### WORK TO DO
Repeat the material verbatim. Images are excluded from the copy.

━━ DATASET EXTRACT

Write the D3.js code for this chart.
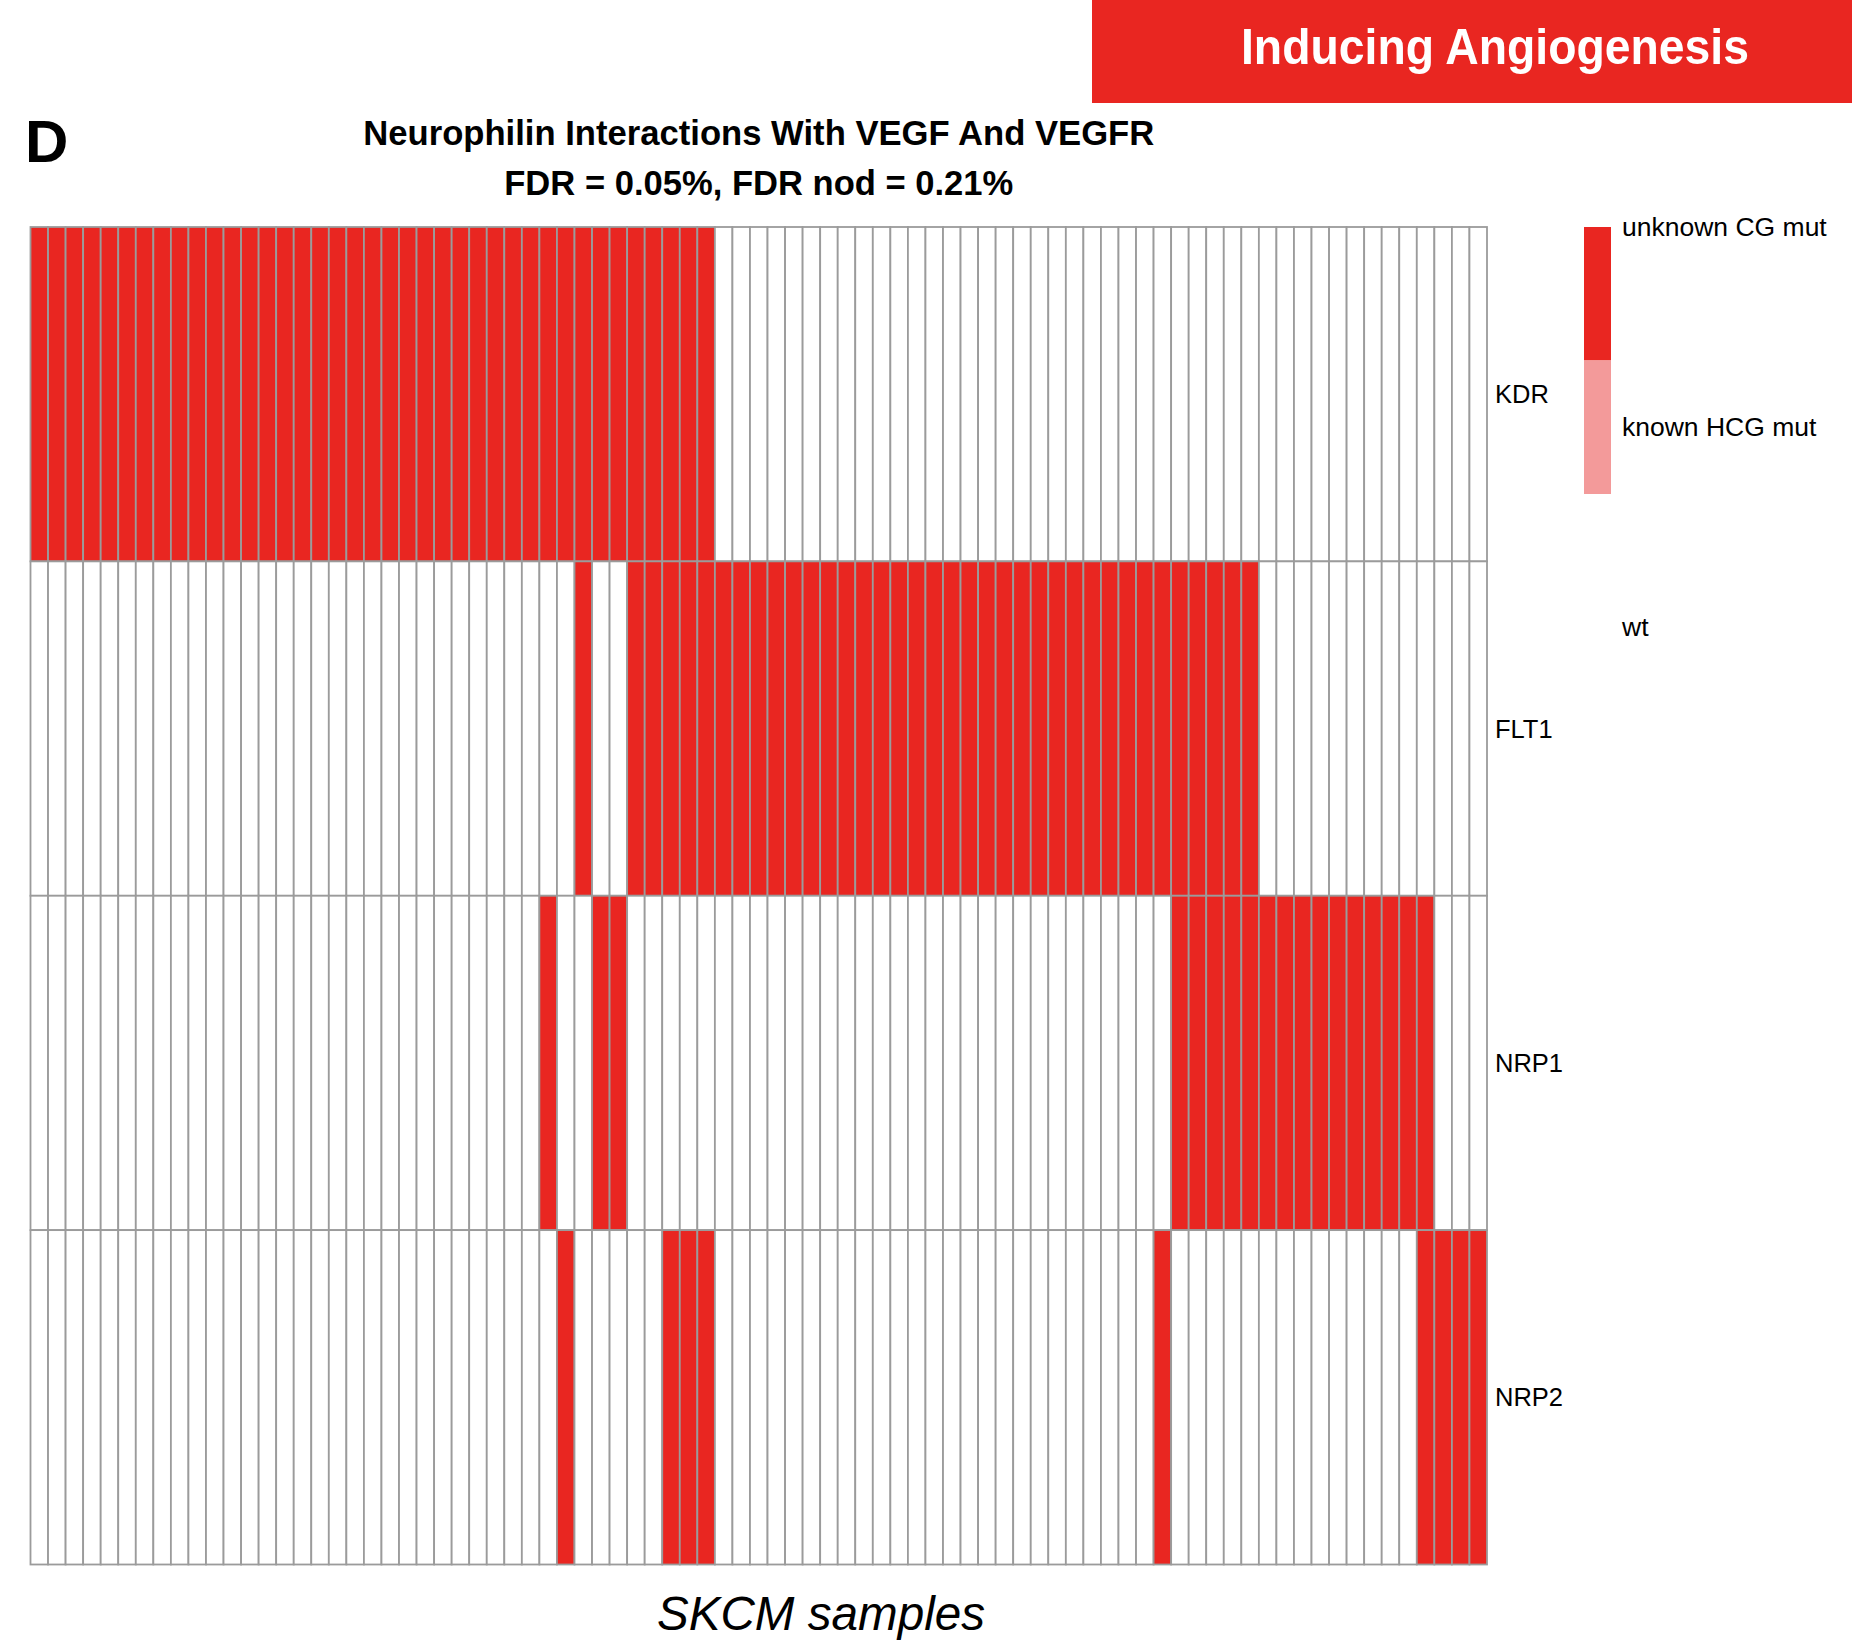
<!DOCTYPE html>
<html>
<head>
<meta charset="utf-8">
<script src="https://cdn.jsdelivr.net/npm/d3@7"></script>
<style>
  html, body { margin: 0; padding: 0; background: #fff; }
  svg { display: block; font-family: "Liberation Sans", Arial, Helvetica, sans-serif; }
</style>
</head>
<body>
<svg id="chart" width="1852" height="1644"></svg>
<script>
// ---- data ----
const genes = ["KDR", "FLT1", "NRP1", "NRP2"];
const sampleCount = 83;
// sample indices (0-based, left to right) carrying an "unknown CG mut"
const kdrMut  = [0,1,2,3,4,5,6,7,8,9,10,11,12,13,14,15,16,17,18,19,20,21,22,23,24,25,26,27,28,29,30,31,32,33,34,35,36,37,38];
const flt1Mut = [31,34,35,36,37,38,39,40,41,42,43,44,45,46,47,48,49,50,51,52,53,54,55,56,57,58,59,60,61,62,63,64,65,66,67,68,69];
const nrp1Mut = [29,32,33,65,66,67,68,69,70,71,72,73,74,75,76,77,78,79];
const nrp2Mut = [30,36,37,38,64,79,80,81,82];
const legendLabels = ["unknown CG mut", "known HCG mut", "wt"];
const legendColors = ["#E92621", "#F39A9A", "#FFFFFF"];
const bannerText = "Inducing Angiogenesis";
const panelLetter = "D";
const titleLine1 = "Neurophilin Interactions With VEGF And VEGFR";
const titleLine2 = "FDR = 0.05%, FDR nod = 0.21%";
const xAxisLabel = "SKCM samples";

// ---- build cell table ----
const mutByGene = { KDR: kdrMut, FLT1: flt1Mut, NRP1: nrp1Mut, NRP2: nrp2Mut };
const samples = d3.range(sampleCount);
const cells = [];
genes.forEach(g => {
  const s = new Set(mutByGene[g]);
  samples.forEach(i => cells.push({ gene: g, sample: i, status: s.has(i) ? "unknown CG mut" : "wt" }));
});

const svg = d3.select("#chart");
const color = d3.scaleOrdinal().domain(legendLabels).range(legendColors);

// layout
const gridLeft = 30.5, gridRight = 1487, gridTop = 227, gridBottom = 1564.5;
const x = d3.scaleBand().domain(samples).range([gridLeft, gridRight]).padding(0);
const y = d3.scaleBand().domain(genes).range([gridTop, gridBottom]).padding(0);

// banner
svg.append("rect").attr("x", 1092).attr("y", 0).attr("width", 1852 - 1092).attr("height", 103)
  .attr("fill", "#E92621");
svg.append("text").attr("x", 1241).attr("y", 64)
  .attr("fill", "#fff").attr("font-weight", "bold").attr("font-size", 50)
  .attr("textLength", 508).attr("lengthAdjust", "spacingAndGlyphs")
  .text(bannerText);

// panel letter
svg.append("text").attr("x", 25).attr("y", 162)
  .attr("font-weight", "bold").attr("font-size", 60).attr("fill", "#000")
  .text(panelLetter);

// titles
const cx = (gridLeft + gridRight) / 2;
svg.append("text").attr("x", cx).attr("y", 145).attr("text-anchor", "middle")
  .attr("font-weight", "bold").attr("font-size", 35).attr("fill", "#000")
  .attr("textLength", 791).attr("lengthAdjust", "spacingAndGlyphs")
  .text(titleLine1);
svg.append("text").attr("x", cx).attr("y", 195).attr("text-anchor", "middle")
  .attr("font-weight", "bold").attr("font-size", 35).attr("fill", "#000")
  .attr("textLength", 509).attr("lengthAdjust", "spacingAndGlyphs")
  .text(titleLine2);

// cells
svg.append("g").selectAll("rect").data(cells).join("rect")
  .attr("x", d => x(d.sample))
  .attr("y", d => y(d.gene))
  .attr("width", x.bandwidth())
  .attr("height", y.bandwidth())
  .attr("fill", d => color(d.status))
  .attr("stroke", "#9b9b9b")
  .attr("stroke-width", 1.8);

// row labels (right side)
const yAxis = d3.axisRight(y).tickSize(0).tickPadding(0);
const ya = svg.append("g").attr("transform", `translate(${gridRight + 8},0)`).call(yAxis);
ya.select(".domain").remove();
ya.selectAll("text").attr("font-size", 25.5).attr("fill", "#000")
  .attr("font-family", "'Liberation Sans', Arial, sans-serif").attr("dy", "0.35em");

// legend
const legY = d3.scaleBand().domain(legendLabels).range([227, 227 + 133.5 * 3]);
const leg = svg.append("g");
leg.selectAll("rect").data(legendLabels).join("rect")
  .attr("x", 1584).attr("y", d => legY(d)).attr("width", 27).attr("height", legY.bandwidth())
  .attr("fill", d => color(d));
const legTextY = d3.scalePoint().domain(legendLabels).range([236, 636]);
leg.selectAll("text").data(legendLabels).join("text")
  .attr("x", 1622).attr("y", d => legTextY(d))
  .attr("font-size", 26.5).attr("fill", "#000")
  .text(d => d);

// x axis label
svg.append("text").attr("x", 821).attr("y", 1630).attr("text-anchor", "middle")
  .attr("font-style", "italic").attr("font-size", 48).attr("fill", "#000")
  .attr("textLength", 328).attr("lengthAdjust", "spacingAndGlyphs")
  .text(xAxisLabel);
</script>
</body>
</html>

━━━━

### FULL OUTPUT
Write the D3.js code for this chart.
<!DOCTYPE html>
<html>
<head>
<meta charset="utf-8">
<script src="https://cdn.jsdelivr.net/npm/d3@7"></script>
<style>
  html, body { margin: 0; padding: 0; background: #fff; }
  svg { display: block; font-family: "Liberation Sans", Arial, Helvetica, sans-serif; }
</style>
</head>
<body>
<svg id="chart" width="1852" height="1644"></svg>
<script>
// ---- data ----
const genes = ["KDR", "FLT1", "NRP1", "NRP2"];
const sampleCount = 83;
// sample indices (0-based, left to right) carrying an "unknown CG mut"
const kdrMut  = [0,1,2,3,4,5,6,7,8,9,10,11,12,13,14,15,16,17,18,19,20,21,22,23,24,25,26,27,28,29,30,31,32,33,34,35,36,37,38];
const flt1Mut = [31,34,35,36,37,38,39,40,41,42,43,44,45,46,47,48,49,50,51,52,53,54,55,56,57,58,59,60,61,62,63,64,65,66,67,68,69];
const nrp1Mut = [29,32,33,65,66,67,68,69,70,71,72,73,74,75,76,77,78,79];
const nrp2Mut = [30,36,37,38,64,79,80,81,82];
const legendLabels = ["unknown CG mut", "known HCG mut", "wt"];
const legendColors = ["#E92621", "#F39A9A", "#FFFFFF"];
const bannerText = "Inducing Angiogenesis";
const panelLetter = "D";
const titleLine1 = "Neurophilin Interactions With VEGF And VEGFR";
const titleLine2 = "FDR = 0.05%, FDR nod = 0.21%";
const xAxisLabel = "SKCM samples";

// ---- build cell table ----
const mutByGene = { KDR: kdrMut, FLT1: flt1Mut, NRP1: nrp1Mut, NRP2: nrp2Mut };
const samples = d3.range(sampleCount);
const cells = [];
genes.forEach(g => {
  const s = new Set(mutByGene[g]);
  samples.forEach(i => cells.push({ gene: g, sample: i, status: s.has(i) ? "unknown CG mut" : "wt" }));
});

const svg = d3.select("#chart");
const color = d3.scaleOrdinal().domain(legendLabels).range(legendColors);

// layout
const gridLeft = 30.5, gridRight = 1487, gridTop = 227, gridBottom = 1564.5;
const x = d3.scaleBand().domain(samples).range([gridLeft, gridRight]).padding(0);
const y = d3.scaleBand().domain(genes).range([gridTop, gridBottom]).padding(0);

// banner
svg.append("rect").attr("x", 1092).attr("y", 0).attr("width", 1852 - 1092).attr("height", 103)
  .attr("fill", "#E92621");
svg.append("text").attr("x", 1241).attr("y", 64)
  .attr("fill", "#fff").attr("font-weight", "bold").attr("font-size", 50)
  .attr("textLength", 508).attr("lengthAdjust", "spacingAndGlyphs")
  .text(bannerText);

// panel letter
svg.append("text").attr("x", 25).attr("y", 162)
  .attr("font-weight", "bold").attr("font-size", 60).attr("fill", "#000")
  .text(panelLetter);

// titles
const cx = (gridLeft + gridRight) / 2;
svg.append("text").attr("x", cx).attr("y", 145).attr("text-anchor", "middle")
  .attr("font-weight", "bold").attr("font-size", 35).attr("fill", "#000")
  .attr("textLength", 791).attr("lengthAdjust", "spacingAndGlyphs")
  .text(titleLine1);
svg.append("text").attr("x", cx).attr("y", 195).attr("text-anchor", "middle")
  .attr("font-weight", "bold").attr("font-size", 35).attr("fill", "#000")
  .attr("textLength", 509).attr("lengthAdjust", "spacingAndGlyphs")
  .text(titleLine2);

// cells
svg.append("g").selectAll("rect").data(cells).join("rect")
  .attr("x", d => x(d.sample))
  .attr("y", d => y(d.gene))
  .attr("width", x.bandwidth())
  .attr("height", y.bandwidth())
  .attr("fill", d => color(d.status))
  .attr("stroke", "#9b9b9b")
  .attr("stroke-width", 1.8);

// row labels (right side)
const yAxis = d3.axisRight(y).tickSize(0).tickPadding(0);
const ya = svg.append("g").attr("transform", `translate(${gridRight + 8},0)`).call(yAxis);
ya.select(".domain").remove();
ya.selectAll("text").attr("font-size", 25.5).attr("fill", "#000")
  .attr("font-family", "'Liberation Sans', Arial, sans-serif").attr("dy", "0.35em");

// legend
const legY = d3.scaleBand().domain(legendLabels).range([227, 227 + 133.5 * 3]);
const leg = svg.append("g");
leg.selectAll("rect").data(legendLabels).join("rect")
  .attr("x", 1584).attr("y", d => legY(d)).attr("width", 27).attr("height", legY.bandwidth())
  .attr("fill", d => color(d));
const legTextY = d3.scalePoint().domain(legendLabels).range([236, 636]);
leg.selectAll("text").data(legendLabels).join("text")
  .attr("x", 1622).attr("y", d => legTextY(d))
  .attr("font-size", 26.5).attr("fill", "#000")
  .text(d => d);

// x axis label
svg.append("text").attr("x", 821).attr("y", 1630).attr("text-anchor", "middle")
  .attr("font-style", "italic").attr("font-size", 48).attr("fill", "#000")
  .attr("textLength", 328).attr("lengthAdjust", "spacingAndGlyphs")
  .text(xAxisLabel);
</script>
</body>
</html>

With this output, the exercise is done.